When I moved to the South Shore (first Scituate, now Hull) about 15 years ago, my husband used to refer to it as the kind of place where Chinese restaurants served rolls. He doesn’t say that anymore, not when he regularly eats sushi from one of his favorite places nearby. Not when he has pasta dishes here that rival the ones enshrined in his mind from favorite restaurants near his sister’s home in Tuscany. Not when he’s dined at a restaurant owned by two verifiable rock stars.
Compiling an exhaustive inventory of area eateries, from the simple to the elegant, will only be a part of The Dish. I want to know what’s being harvested from our oceans, growing in our backyards and wild places, brewing in our basements, and sprouting in our kitchens. I hope to take you into the lives of our farmers and the kitchens of our chefs and home cooks. This will be a place to ask questions and learn when, where, and how people are eating, shopping for, and cooking food. What’s new in area stores, who’s found ways to get kids to eat better, what’s a well-stocked kitchen have? When does specialized equipment start weighing you down rather than freeing you up? Who has the best takeout?

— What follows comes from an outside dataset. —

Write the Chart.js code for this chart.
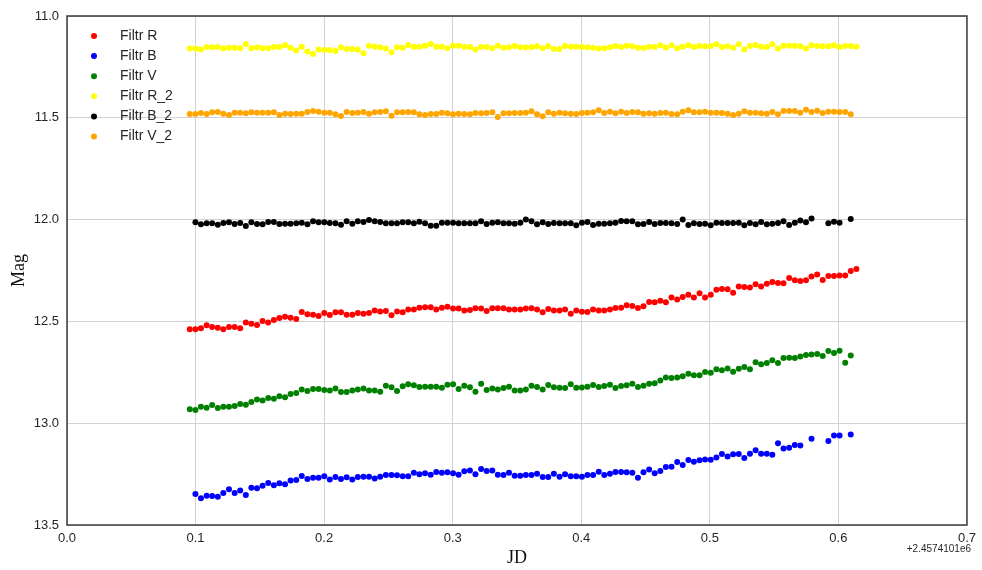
<!DOCTYPE html>
<html>
<head>
<meta charset="utf-8">
<script src="https://cdn.jsdelivr.net/npm/chart.js@4/dist/chart.umd.min.js"></script>
<style>
  html, body { margin: 0; padding: 0; background: #fff; }
  canvas { display: block; }
</style>
</head>
<body>
<canvas id="lightCurve" width="982" height="570"></canvas>
<script>
// JD - 2457410.1 for each exposure
const jd = [
  0.0955, 0.0999, 0.1042, 0.1086, 0.1129, 0.1173, 0.1216, 0.1260, 0.1304, 0.1347,
  0.1391, 0.1434, 0.1478, 0.1521, 0.1565, 0.1609, 0.1652, 0.1696, 0.1739, 0.1783,
  0.1826, 0.1870, 0.1914, 0.1957, 0.2001, 0.2044, 0.2088, 0.2131, 0.2175, 0.2219,
  0.2262, 0.2306, 0.2349, 0.2393, 0.2436, 0.2480, 0.2524, 0.2567, 0.2611, 0.2654,
  0.2698, 0.2741, 0.2785, 0.2829, 0.2872, 0.2916, 0.2959, 0.3003, 0.3046, 0.3090,
  0.3134, 0.3177, 0.3221, 0.3264, 0.3308, 0.3351, 0.3395, 0.3438, 0.3482, 0.3526,
  0.3569, 0.3613, 0.3656, 0.3700, 0.3743, 0.3787, 0.3831, 0.3874, 0.3918, 0.3961,
  0.4005, 0.4048, 0.4092, 0.4136, 0.4179, 0.4223, 0.4266, 0.4310, 0.4353, 0.4397,
  0.4441, 0.4484, 0.4528, 0.4571, 0.4615, 0.4658, 0.4702, 0.4746, 0.4789, 0.4833,
  0.4876, 0.4920, 0.4963, 0.5007, 0.5051, 0.5094, 0.5138, 0.5181, 0.5225, 0.5268,
  0.5312, 0.5356, 0.5399, 0.5443, 0.5486, 0.5530, 0.5573, 0.5617, 0.5661, 0.5704,
  0.5748, 0.5791, 0.5835, 0.5878, 0.5922, 0.5966, 0.6009, 0.6053, 0.6096, 0.6140
];

const magR = [
  12.539, 12.539, 12.534, 12.519, 12.527, 12.531, 12.539, 12.527, 12.527, 12.534,
  12.506, 12.511, 12.518, 12.498, 12.505, 12.493, 12.483, 12.477, 12.482, 12.488,
  12.454, 12.465, 12.467, 12.473, 12.459, 12.469, 12.455, 12.455, 12.467, 12.467,
  12.459, 12.462, 12.459, 12.447, 12.451, 12.449, 12.470, 12.451, 12.455, 12.441,
  12.441, 12.433, 12.431, 12.431, 12.441, 12.433, 12.428, 12.437, 12.437, 12.446,
  12.444, 12.436, 12.437, 12.449, 12.436, 12.436, 12.436, 12.441, 12.441, 12.441,
  12.437, 12.436, 12.442, 12.455, 12.439, 12.446, 12.446, 12.441, 12.462, 12.446,
  12.452, 12.454, 12.442, 12.446, 12.446, 12.441, 12.434, 12.433, 12.421, 12.424,
  12.434, 12.426, 12.405, 12.406, 12.398, 12.406, 12.383, 12.392, 12.380, 12.369,
  12.382, 12.362, 12.383, 12.369, 12.344, 12.341, 12.342, 12.359, 12.328, 12.331,
  12.334, 12.318, 12.329, 12.315, 12.306, 12.311, 12.313, 12.287, 12.298, 12.302,
  12.298, 12.279, 12.270, 12.297, 12.277, 12.277, 12.275, 12.275, 12.252, 12.243
];

const magB = [
  null,
  13.348, 13.369, 13.356, 13.358, 13.361, 13.343, 13.325, 13.343, 13.331, 13.353,
  13.317, 13.320, 13.307, 13.294, 13.305, 13.295, 13.300, 13.282, 13.279, 13.259,
  13.274, 13.268, 13.268, 13.261, 13.277, 13.264, 13.274, 13.266, 13.277, 13.264,
  13.263, 13.263, 13.272, 13.263, 13.254, 13.254, 13.256, 13.261, 13.261, 13.243,
  13.251, 13.246, 13.253, 13.240, 13.243, 13.241, 13.246, 13.253, 13.236, 13.232,
  13.251, 13.225, 13.235, 13.232, 13.253, 13.254, 13.243, 13.258, 13.258, 13.254,
  13.254, 13.248, 13.264, 13.264, 13.248, 13.263, 13.251, 13.261, 13.261,
  13.263, 13.254, 13.254, 13.238, 13.254, 13.248, 13.240, 13.240, 13.241, 13.243,
  13.268, 13.241, 13.228, 13.246, 13.235, 13.215, 13.214, 13.191, 13.205, 13.181,
  13.189, 13.182, 13.178, 13.179, 13.168, 13.151, 13.163, 13.153, 13.151, 13.171,
  13.150, 13.133, 13.150, 13.150, 13.155, 13.099, 13.124, 13.120, 13.107, 13.110,
  null, 13.076, null, null, 13.087, 13.060, 13.060, null, 13.055,
  null
];

const magV = [
  12.932, 12.935, 12.919, 12.924, 12.911, 12.925, 12.919, 12.919, 12.916, 12.906,
  12.909, 12.896, 12.883, 12.888, 12.876, 12.880, 12.868, 12.873, 12.857, 12.852,
  12.834, 12.842, 12.832, 12.832, 12.837, 12.840, 12.829, 12.847, 12.847, 12.840,
  12.834, 12.830, 12.839, 12.839, 12.845, 12.816, 12.824, 12.842, 12.819, 12.809,
  12.814, 12.822, 12.821, 12.821, 12.821, 12.826, 12.811, 12.809, 12.832, 12.816,
  12.824, 12.845, 12.806, 12.837, 12.830, 12.834, 12.827, 12.821, 12.840, 12.839,
  12.835, 12.816, 12.822, 12.835, 12.812, 12.824, 12.826, 12.827, 12.809, 12.826,
  12.825, 12.821, 12.812, 12.822, 12.817, 12.811, 12.827, 12.817, 12.814, 12.806,
  12.822, 12.816, 12.806, 12.804, 12.790, 12.775, 12.778, 12.776, 12.770, 12.757,
  12.765, 12.765, 12.749, 12.752, 12.735, 12.740, 12.731, 12.747, 12.732, 12.724,
  12.735, 12.701, 12.711, 12.704, 12.691, 12.704, 12.680, 12.678, 12.680, 12.673,
  12.665, 12.662, 12.660, 12.670, 12.645, 12.655, 12.644, 12.703, 12.667, null
];

const magR2 = [
  11.160, 11.160, 11.165, 11.152, 11.154, 11.152, 11.160, 11.156, 11.156, 11.159,
  11.138, 11.159, 11.154, 11.159, 11.159, 11.152, 11.152, 11.144, 11.156, 11.169,
  11.151, 11.174, 11.187, 11.165, 11.167, 11.167, 11.172, 11.154, 11.162, 11.162,
  11.164, 11.183, 11.146, 11.151, 11.154, 11.160, 11.178, 11.154, 11.156, 11.142,
  11.151, 11.151, 11.146, 11.138, 11.151, 11.151, 11.159, 11.146, 11.146, 11.151,
  11.152, 11.164, 11.152, 11.152, 11.159, 11.146, 11.156, 11.154, 11.147, 11.154,
  11.154, 11.154, 11.149, 11.159, 11.149, 11.162, 11.162, 11.147, 11.151, 11.151,
  11.152, 11.154, 11.156, 11.160, 11.159, 11.154, 11.147, 11.152, 11.146, 11.149,
  11.156, 11.157, 11.151, 11.152, 11.144, 11.156, 11.144, 11.159, 11.151, 11.144,
  11.152, 11.147, 11.149, 11.147, 11.139, 11.152, 11.149, 11.156, 11.139, 11.165,
  11.147, 11.142, 11.151, 11.152, 11.139, 11.160, 11.146, 11.146, 11.146, 11.149,
  11.160, 11.144, 11.147, 11.149, 11.149, 11.144, 11.152, 11.147, 11.147, 11.151
];

const magB2 = [
  null,
  12.013, 12.023, 12.018, 12.018, 12.025, 12.017, 12.013, 12.022, 12.017, 12.031,
  12.013, 12.022, 12.023, 12.012, 12.012, 12.022, 12.020, 12.020, 12.018, 12.015,
  12.023, 12.008, 12.013, 12.013, 12.017, 12.018, 12.025, 12.008, 12.020, 12.008,
  12.012, 12.002, 12.008, 12.012, 12.018, 12.018, 12.018, 12.013, 12.013, 12.018,
  12.010, 12.018, 12.030, 12.030, 12.015, 12.015, 12.015, 12.018, 12.018, 12.018,
  12.018, 12.008, 12.022, 12.015, 12.013, 12.018, 12.018, 12.020, 12.015, 12.000,
  12.008, 12.023, 12.013, 12.022, 12.017, 12.018, 12.018, 12.018, 12.028,
  12.015, 12.012, 12.027, 12.020, 12.020, 12.018, 12.015, 12.007, 12.008, 12.008,
  12.023, 12.022, 12.012, 12.022, 12.017, 12.017, 12.018, 12.022, 12.000, 12.027,
  12.018, 12.022, 12.020, 12.028, 12.015, 12.017, 12.017, 12.017, 12.015, 12.028,
  12.017, 12.023, 12.012, 12.023, 12.020, 12.017, 12.008, 12.027, 12.015, 12.005,
  12.013, 11.994, null, null, 12.018, 12.010, 12.015, null, 11.997,
  null
];

const magV2 = [
  11.481, 11.481, 11.476, 11.481, 11.473, 11.472, 11.480, 11.486, 11.475, 11.475,
  11.478, 11.473, 11.475, 11.475, 11.475, 11.473, 11.486, 11.480, 11.481, 11.480,
  11.480, 11.472, 11.467, 11.470, 11.475, 11.475, 11.483, 11.491, 11.472, 11.476,
  11.475, 11.472, 11.480, 11.473, 11.472, 11.468, 11.490, 11.473, 11.473, 11.472,
  11.473, 11.483, 11.486, 11.481, 11.481, 11.475, 11.478, 11.483, 11.480, 11.481,
  11.483, 11.476, 11.478, 11.476, 11.473, 11.496, 11.478, 11.478, 11.476, 11.476,
  11.475, 11.468, 11.483, 11.493, 11.473, 11.480, 11.475, 11.478, 11.480, 11.481,
  11.476, 11.475, 11.473, 11.463, 11.476, 11.470, 11.478, 11.470, 11.476, 11.472,
  11.473, 11.480, 11.478, 11.480, 11.476, 11.475, 11.481, 11.483, 11.470, 11.463,
  11.473, 11.473, 11.470, 11.475, 11.475, 11.476, 11.480, 11.486, 11.480, 11.468,
  11.475, 11.475, 11.478, 11.480, 11.472, 11.483, 11.467, 11.467, 11.467, 11.475,
  11.460, 11.472, 11.465, 11.476, 11.470, 11.470, 11.472, 11.472, 11.483, null
];

const seriesNames = ['Filtr R', 'Filtr B', 'Filtr V', 'Filtr R_2', 'Filtr B_2', 'Filtr V_2'];
const seriesColors = ['#ff0000', '#0000ff', '#008000', '#ffff00', '#000000', '#ffa500'];
const seriesMags = [magR, magB, magV, magR2, magB2, magV2];

const xTicks = [0.0, 0.1, 0.2, 0.3, 0.4, 0.5, 0.6, 0.7];
const yTicks = [11.0, 11.5, 12.0, 12.5, 13.0, 13.5];
const jdOffsetLabel = '+2.4574101e6';

function toPoints(mags) {
  const pts = [];
  mags.forEach((m, i) => {
    if (m !== null) pts.push({ x: jd[i], y: m });
  });
  return pts;
}

const datasets = seriesNames.map((name, k) => ({
  label: name,
  data: toPoints(seriesMags[k]),
  backgroundColor: seriesColors[k],
  borderColor: seriesColors[k],
  pointRadius: 3,
  pointBorderWidth: 0,
  pointHoverRadius: 3,
  showLine: false
}));

const sansFont = "'Liberation Sans', Arial, sans-serif";
const serifFont = "'Liberation Serif', 'Times New Roman', serif";

// legend in the upper-left corner of the plot, no frame
const cornerLegend = {
  id: 'cornerLegend',
  afterDatasetsDraw(chart) {
    const ctx = chart.ctx;
    ctx.save();
    ctx.font = '14px ' + sansFont;
    ctx.textBaseline = 'middle';
    ctx.textAlign = 'left';
    chart.data.datasets.forEach((ds, i) => {
      const y = 36 + i * 20.1;
      ctx.fillStyle = ds.backgroundColor;
      ctx.beginPath();
      ctx.arc(94, y, 3, 0, Math.PI * 2);
      ctx.fill();
      ctx.fillStyle = '#262626';
      ctx.fillText(ds.label, 120, y);
    });
    ctx.restore();
  }
};

// box around the plot and the JD offset under the x axis
const frameAndOffset = {
  id: 'frameAndOffset',
  afterDraw(chart) {
    const { ctx, chartArea: a } = chart;
    ctx.save();
    ctx.strokeStyle = '#3a3a3a';
    ctx.lineWidth = 1.5;
    ctx.strokeRect(a.left, a.top, a.right - a.left, a.bottom - a.top);
    ctx.font = '10px ' + sansFont;
    ctx.fillStyle = '#262626';
    ctx.textAlign = 'right';
    ctx.textBaseline = 'middle';
    ctx.fillText(jdOffsetLabel, 971, 549);
    ctx.restore();
  }
};

new Chart(document.getElementById('lightCurve'), {
  type: 'scatter',
  data: { datasets: datasets },
  options: {
    responsive: false,
    animation: false,
    layout: { padding: { top: 16, right: 14, bottom: 0, left: 0 } },
    plugins: {
      legend: { display: false },
      tooltip: { enabled: false }
    },
    scales: {
      x: {
        type: 'linear',
        min: xTicks[0],
        max: xTicks[xTicks.length - 1],
        afterFit(scale) { scale.height = 45; },
        afterBuildTicks(scale) { scale.ticks = xTicks.map(v => ({ value: v })); },
        border: { display: false },
        grid: { color: '#d2d2d2', lineWidth: 1, drawTicks: false },
        ticks: {
          color: '#262626',
          padding: 6,
          font: { family: sansFont, size: 13 },
          callback: v => Number(v).toFixed(1)
        },
        title: {
          display: true,
          text: 'JD',
          color: '#111',
          font: { family: serifFont, size: 18 },
          padding: { top: 0, bottom: 1 }
        }
      },
      y: {
        type: 'linear',
        reverse: true,
        min: yTicks[0],
        max: yTicks[yTicks.length - 1],
        afterFit(scale) { scale.width = 67; },
        afterBuildTicks(scale) { scale.ticks = yTicks.map(v => ({ value: v })); },
        border: { display: false },
        grid: { color: '#d2d2d2', lineWidth: 1, drawTicks: false },
        ticks: {
          color: '#262626',
          padding: 8,
          font: { family: sansFont, size: 13 },
          callback: v => Number(v).toFixed(1)
        },
        title: {
          display: true,
          text: 'Mag',
          color: '#111',
          font: { family: serifFont, size: 18 },
          padding: { top: 8, bottom: 0 }
        }
      }
    }
  },
  plugins: [cornerLegend, frameAndOffset]
});
</script>
</body>
</html>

Inevitably, what’s going on around here will reflect the latest trends, efforts, interests, and food fights in the wider world – so we’ll have a seat at that table, too. We’ll talk with locavores about securing a local food supply less reliant on fossil fuels for transport – as well as importers of fine foods from across the world. We’ll ferret through the ever-emerging science on healthy eating and show that nourishing food can be as delicious as a hot fudge Sunday — and that eating some of whatever you want is ultimately good. We’ll look for balance on our plates and in our shopping carts so that eating can be the profound pleasure and comfort it should be.
It didn’t take my husband long to realize that the South Shore isn’t the backward outpost many automatically assume suburbia to be. Its population, afterall, includes thousands who work or have lived in one of the western world’s most sophisticated cities. But our towns weren’t founded as bedrooms to Boston; they’re also a collection of old centers and fishing villages founded long before they were called suburban. And our food culture reflects this mix of the sophisticated and authentic.
My personal food biases and habits are similarly mixed. I love foods that are as whole and unprocessed as possible, but will scarf up anything if I’m hungry or simply want it enough. At restaurants, I deeply, abidingly favor flavorful rustic dishes but also almost lose my mind when I taste what a fine chef can do in a very fancy dish.
I hope this column will spark your interest and that you will write in with your comments, recipes, and suggestions. And I hope that the food you eat gives you the pleasure that kids get from cherries on top.